Written task.
Reproduce exactly the lines below, from the first one through the line containing "25.64, 25.71, 25.74];", and omit any pictures.

Given data.
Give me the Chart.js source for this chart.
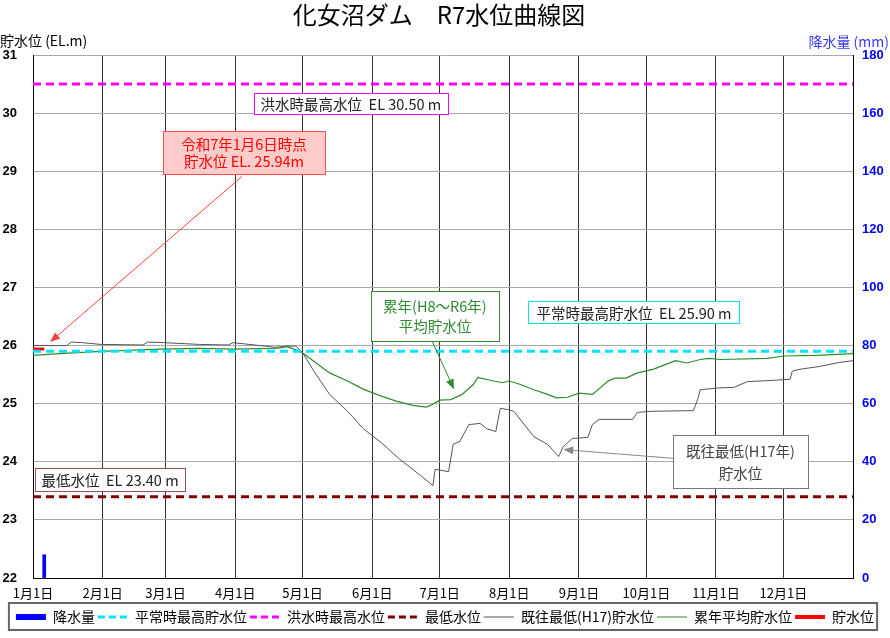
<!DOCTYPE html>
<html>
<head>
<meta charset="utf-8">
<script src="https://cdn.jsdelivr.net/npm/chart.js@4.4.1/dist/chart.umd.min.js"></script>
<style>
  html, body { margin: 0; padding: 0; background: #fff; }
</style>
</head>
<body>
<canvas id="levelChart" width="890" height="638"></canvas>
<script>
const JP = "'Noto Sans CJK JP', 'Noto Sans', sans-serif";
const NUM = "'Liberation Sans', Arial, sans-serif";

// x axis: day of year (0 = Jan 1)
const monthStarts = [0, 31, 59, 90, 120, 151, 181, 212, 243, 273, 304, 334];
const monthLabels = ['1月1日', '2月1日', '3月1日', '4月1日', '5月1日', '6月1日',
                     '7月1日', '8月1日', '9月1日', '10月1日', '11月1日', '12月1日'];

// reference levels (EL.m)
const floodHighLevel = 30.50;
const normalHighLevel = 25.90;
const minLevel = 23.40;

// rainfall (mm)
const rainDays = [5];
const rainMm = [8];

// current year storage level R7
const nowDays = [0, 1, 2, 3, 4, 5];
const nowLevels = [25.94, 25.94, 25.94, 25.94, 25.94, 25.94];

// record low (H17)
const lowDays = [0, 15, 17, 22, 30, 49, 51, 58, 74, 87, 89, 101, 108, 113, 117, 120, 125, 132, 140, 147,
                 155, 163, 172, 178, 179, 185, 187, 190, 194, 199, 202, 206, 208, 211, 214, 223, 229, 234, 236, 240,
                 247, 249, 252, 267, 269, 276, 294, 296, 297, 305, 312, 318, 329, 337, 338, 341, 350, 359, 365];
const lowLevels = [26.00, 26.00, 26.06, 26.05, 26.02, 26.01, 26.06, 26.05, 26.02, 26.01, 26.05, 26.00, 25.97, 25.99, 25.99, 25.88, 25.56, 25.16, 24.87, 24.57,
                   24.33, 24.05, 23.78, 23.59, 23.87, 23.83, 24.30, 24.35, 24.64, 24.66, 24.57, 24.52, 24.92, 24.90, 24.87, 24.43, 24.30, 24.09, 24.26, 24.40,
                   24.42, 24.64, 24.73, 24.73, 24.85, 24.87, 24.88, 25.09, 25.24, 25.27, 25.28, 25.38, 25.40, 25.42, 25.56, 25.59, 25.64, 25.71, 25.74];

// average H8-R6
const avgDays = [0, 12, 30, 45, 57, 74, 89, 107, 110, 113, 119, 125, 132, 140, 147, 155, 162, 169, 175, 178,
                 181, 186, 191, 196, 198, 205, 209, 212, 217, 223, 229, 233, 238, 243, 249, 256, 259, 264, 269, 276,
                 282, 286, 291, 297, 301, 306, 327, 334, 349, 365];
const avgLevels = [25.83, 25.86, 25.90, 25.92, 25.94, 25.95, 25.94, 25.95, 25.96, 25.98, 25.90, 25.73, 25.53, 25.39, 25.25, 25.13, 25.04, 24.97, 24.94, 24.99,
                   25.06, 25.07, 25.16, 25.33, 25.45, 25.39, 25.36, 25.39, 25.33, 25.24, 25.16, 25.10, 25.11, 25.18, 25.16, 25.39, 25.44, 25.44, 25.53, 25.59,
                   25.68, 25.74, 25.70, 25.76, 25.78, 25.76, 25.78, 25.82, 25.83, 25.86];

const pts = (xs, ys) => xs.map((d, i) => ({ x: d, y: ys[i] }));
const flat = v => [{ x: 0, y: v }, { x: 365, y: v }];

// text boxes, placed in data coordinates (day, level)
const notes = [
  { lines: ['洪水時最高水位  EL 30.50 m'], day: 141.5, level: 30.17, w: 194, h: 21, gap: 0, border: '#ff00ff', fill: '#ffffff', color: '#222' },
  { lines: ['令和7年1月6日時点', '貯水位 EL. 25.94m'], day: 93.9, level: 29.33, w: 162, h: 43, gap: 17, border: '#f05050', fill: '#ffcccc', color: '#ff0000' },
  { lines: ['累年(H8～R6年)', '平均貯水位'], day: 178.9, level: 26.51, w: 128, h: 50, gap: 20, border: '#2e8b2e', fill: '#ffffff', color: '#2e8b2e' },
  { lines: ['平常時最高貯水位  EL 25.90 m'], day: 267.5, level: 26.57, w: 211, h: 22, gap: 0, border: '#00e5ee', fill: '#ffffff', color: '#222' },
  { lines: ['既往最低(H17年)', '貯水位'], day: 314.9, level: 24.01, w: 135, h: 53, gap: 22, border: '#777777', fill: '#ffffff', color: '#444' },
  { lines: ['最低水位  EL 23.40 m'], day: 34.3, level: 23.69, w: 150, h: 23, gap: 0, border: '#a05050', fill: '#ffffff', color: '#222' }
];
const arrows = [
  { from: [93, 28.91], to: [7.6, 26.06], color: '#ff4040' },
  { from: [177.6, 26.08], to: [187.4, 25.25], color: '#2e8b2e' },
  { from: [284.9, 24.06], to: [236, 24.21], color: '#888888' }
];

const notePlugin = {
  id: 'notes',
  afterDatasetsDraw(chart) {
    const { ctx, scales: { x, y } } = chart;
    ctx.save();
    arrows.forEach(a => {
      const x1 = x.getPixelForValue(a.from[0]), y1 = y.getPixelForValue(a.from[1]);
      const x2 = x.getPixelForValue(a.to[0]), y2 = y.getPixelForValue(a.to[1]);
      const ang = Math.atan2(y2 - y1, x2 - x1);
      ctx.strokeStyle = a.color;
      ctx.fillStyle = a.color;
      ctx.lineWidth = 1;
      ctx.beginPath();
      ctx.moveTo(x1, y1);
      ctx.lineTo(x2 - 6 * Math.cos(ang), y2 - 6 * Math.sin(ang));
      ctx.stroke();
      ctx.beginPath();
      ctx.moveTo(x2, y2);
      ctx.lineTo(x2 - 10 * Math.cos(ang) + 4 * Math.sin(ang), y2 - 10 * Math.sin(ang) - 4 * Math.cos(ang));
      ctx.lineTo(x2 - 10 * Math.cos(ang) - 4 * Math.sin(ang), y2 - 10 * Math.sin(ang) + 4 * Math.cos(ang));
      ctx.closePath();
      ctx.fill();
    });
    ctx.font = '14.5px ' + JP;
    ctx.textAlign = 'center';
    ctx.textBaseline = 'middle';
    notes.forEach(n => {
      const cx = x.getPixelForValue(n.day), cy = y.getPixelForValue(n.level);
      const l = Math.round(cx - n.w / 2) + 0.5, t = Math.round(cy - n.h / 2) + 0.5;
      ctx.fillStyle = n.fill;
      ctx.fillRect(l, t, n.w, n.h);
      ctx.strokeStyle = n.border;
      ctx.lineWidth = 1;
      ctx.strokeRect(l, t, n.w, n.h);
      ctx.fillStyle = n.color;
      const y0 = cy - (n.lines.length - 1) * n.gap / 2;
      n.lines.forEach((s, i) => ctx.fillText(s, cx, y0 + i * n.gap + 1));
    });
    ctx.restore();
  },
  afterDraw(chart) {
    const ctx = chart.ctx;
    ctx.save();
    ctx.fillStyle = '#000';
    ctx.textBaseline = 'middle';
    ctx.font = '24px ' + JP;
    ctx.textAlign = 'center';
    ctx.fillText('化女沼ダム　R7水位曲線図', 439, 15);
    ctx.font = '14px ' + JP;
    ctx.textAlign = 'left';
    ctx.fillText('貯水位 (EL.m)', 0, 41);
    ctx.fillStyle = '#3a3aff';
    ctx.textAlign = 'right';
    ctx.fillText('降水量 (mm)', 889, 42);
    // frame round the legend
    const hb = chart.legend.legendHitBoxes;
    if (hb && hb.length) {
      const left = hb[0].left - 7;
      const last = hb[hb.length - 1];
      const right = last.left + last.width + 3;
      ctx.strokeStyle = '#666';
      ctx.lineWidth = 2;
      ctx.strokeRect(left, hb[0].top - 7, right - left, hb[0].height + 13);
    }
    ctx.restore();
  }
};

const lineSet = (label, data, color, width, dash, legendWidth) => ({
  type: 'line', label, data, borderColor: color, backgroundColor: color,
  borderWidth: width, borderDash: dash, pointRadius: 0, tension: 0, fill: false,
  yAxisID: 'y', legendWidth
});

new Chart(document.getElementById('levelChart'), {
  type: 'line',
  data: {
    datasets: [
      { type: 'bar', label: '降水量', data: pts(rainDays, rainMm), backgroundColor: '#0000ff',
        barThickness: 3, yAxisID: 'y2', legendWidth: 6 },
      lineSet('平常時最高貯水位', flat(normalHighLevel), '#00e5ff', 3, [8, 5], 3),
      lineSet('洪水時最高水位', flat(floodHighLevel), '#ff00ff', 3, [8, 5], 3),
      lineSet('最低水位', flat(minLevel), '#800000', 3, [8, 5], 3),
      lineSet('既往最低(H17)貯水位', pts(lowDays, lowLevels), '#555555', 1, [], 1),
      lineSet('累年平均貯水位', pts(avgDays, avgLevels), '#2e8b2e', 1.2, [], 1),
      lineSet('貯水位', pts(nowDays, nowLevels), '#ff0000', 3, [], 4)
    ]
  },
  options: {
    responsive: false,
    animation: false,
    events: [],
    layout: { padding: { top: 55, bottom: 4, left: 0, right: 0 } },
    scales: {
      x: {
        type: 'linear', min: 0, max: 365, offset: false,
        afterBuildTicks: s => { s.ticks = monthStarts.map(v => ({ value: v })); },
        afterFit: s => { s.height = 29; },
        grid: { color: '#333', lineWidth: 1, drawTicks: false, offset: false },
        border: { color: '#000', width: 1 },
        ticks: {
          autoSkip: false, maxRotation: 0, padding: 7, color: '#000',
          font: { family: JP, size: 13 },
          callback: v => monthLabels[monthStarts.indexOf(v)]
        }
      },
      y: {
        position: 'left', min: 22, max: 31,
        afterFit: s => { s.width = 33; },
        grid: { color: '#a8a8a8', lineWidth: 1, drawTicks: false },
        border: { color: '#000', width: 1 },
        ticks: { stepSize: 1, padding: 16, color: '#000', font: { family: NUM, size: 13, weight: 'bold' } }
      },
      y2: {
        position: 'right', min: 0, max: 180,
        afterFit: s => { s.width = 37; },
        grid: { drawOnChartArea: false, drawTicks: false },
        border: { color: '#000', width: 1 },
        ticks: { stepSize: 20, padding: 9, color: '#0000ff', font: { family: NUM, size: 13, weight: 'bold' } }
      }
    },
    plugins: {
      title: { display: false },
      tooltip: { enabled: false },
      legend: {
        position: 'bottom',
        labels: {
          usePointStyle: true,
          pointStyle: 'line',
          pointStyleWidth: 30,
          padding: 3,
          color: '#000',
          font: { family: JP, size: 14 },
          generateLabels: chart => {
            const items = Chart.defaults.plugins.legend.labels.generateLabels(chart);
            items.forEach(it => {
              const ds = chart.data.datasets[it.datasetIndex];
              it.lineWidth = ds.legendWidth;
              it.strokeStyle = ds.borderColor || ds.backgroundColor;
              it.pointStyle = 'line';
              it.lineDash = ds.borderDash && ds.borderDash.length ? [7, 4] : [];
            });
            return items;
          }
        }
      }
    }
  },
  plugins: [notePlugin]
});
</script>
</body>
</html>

Task result.
Give me the Chart.js source for this chart.
<!DOCTYPE html>
<html>
<head>
<meta charset="utf-8">
<script src="https://cdn.jsdelivr.net/npm/chart.js@4.4.1/dist/chart.umd.min.js"></script>
<style>
  html, body { margin: 0; padding: 0; background: #fff; }
</style>
</head>
<body>
<canvas id="levelChart" width="890" height="638"></canvas>
<script>
const JP = "'Noto Sans CJK JP', 'Noto Sans', sans-serif";
const NUM = "'Liberation Sans', Arial, sans-serif";

// x axis: day of year (0 = Jan 1)
const monthStarts = [0, 31, 59, 90, 120, 151, 181, 212, 243, 273, 304, 334];
const monthLabels = ['1月1日', '2月1日', '3月1日', '4月1日', '5月1日', '6月1日',
                     '7月1日', '8月1日', '9月1日', '10月1日', '11月1日', '12月1日'];

// reference levels (EL.m)
const floodHighLevel = 30.50;
const normalHighLevel = 25.90;
const minLevel = 23.40;

// rainfall (mm)
const rainDays = [5];
const rainMm = [8];

// current year storage level R7
const nowDays = [0, 1, 2, 3, 4, 5];
const nowLevels = [25.94, 25.94, 25.94, 25.94, 25.94, 25.94];

// record low (H17)
const lowDays = [0, 15, 17, 22, 30, 49, 51, 58, 74, 87, 89, 101, 108, 113, 117, 120, 125, 132, 140, 147,
                 155, 163, 172, 178, 179, 185, 187, 190, 194, 199, 202, 206, 208, 211, 214, 223, 229, 234, 236, 240,
                 247, 249, 252, 267, 269, 276, 294, 296, 297, 305, 312, 318, 329, 337, 338, 341, 350, 359, 365];
const lowLevels = [26.00, 26.00, 26.06, 26.05, 26.02, 26.01, 26.06, 26.05, 26.02, 26.01, 26.05, 26.00, 25.97, 25.99, 25.99, 25.88, 25.56, 25.16, 24.87, 24.57,
                   24.33, 24.05, 23.78, 23.59, 23.87, 23.83, 24.30, 24.35, 24.64, 24.66, 24.57, 24.52, 24.92, 24.90, 24.87, 24.43, 24.30, 24.09, 24.26, 24.40,
                   24.42, 24.64, 24.73, 24.73, 24.85, 24.87, 24.88, 25.09, 25.24, 25.27, 25.28, 25.38, 25.40, 25.42, 25.56, 25.59, 25.64, 25.71, 25.74];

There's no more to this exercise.